The American Friends Service Committee, formed in 1917, is a Quaker Service organization still in existence.


When Nichole Mathews found out that her pastor's wife, at First Friends Church in Indianapolis, had a binder full of such thank-you letters, she felt compelled to do something with them. But she didn't know exactly what. Mathews is a German teacher at Hamilton Southeastern High School.

"I took some-pictures," she says. "I tried to photo archive it. And then I had it for 11 years and about two years ago, I went to the Indiana Historical Society. I went to their curation room, and I got to talk to some people there."

She eventually sparked the interest of a friend of hers, Jenny Ambroise, who just so happened to be the Marian University gallery director.

"I gave the collection to her," says Mathews. "She was amazed by the work, was really excited about the project. ... And my students began translating the different works."

Matthew's students began translating the German in the thank-you letters. You can see these translations side by side with the thank-you letters in the exhibition.


This collaborative project commenced in the fall of 2015.

They applied for — and received — help from two grants. The Talbot Street Art Fair Grant allowed the artwork to be matted and framed, and a Launching Inquiries Grant allowed Mathews' class to visit the exhibition.

There were challenges along the way. Mathews' students needed help translating the German into English, a task that really became a challenge with one particular thank-you letter that was hard to decipher.

"They were the names of students from like 90 years ago," says Mathews. "The students had put together a thank-you, it was a kid's drawing and they had signed all their names to it. But it was the old cursive script, Sütterlin, which is really hard to read."

So they enlisted the help of the Marian College German teacher Wendy Westphal and her husband Mathias Westphal, the latter who translated the Sütterlin script.

And thus the exhibition materials provide many educational activities for the HSE students as well as History and German students at Marian University.

The exhibition is very much a work in progress, according to exhibition curator Crystal Vicars-Pugh, Assistant Professor of Art at Marian.
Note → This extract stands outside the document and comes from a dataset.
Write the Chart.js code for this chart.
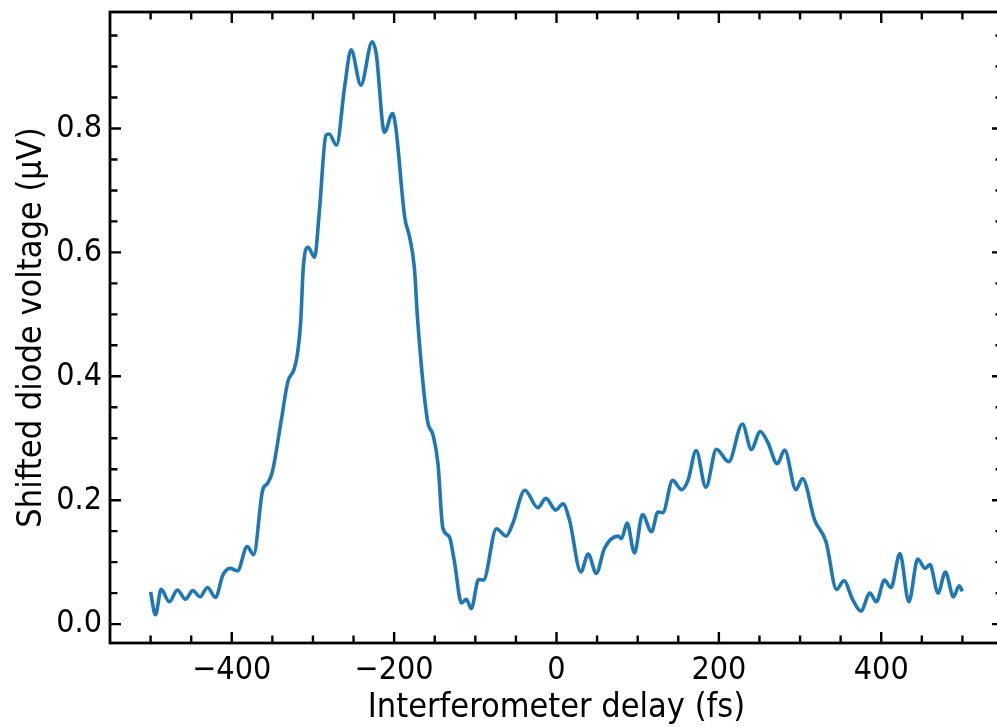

"It's documentation that people haven't seen before," she says. I'm assuming that, as it continues to hopefully get shown, more and more information will come about. We're still uncovering things that we didn't know about."

And both Vicars-Pugh and Mathews hope that Giving Voices to Ghosts might become a traveling exhibition.

"I came up with the exhibition title when we were framing and matting this summer," says Vicars-Pugh. "We're giving voices to ghosts, because I'm pretty sure that none of these people are still alive."

Vicars-Pugh's favorite pieces in the exhibition are the letters that contain just words, not artwork.

"I'm very interested in the penmanship and how it looks like a font," she says.

The children in the AFSC feeding sites were only receiving around 670 calories per day, but it was enough to keep them among the living.

"They were so thankful about what they were receiving..." says Vicars-Pugh. "At face value this looks like a bunch of old kids drawings. But then we start to dig deeper and start to realize it's a lot about gratitude and thankfulness just to be able to stay alive because of someone else being kind."